The Industrial Revolution gave the world a new found efficiency in production and distribution in business. This revolution had a profound impact on employees and how they were motivated to produce an ever increasing supply of goods. Our current business operating system, in many ways, remains unchanged from over a hundred years ago.
The primary approach to employee engagement over the years has been built around external, carrot-and-stick motivators. Science has long recognized that humans respond to rewards and punishments in our environment. However history suggests that this approach in business doesn’t usually work long-term and in many cases can actually do harm and become counter-productive.
Daniel Pink expands on the research of behavioral scientists of the last few decades that have discovered a different human drive. Motivation in the past has been fueled more by extrinsic desires than intrinsic ones. Motivational behavior was concerned more about external rewards to which an activity leads rather than the inherent satisfaction of the activity itself.
Daniel Pink suggests that business today needs to take a different approach. This new approach has three essential elements: Autonomy, Mastery, and Purpose.

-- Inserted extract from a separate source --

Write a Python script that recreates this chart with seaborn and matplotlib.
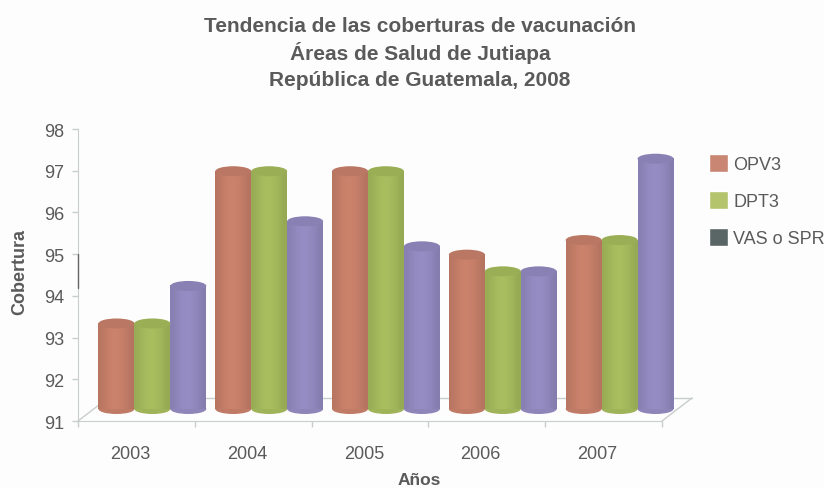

1. Give Employees Autonomy
By nature, humans want to be “autonomous and self-directed.” Pink suggests empowering employees to explore new ideas, allowing them to work flexible schedules, giving them a say in hiring new talent, and letting them decide how they want to tackle a problem.
2. Give Employees Mastery Opportunities.
Pink says “making progress in one’s work turns out to be the single most motivating aspect of many jobs.” You can help employees achieve a sense of progress by working closely with them to assign tasks that match their skill levels, so employees are neither anxious nor bored.
3. Give Employees a Sense of Purpose.
“Humans, by their nature, seek purpose—to make a contribution and be a part of a cause greater and more enduring than themselves,” says Pink. You can fulfill your employees’ sense of purpose by making community service part of your corporate culture. Try organizing in-office food drives, or inviting the team to spend a day volunteering.
This new motivational drive, if business owners understand and can tap into, will strengthen our companies, elevate our lives, and improve the world.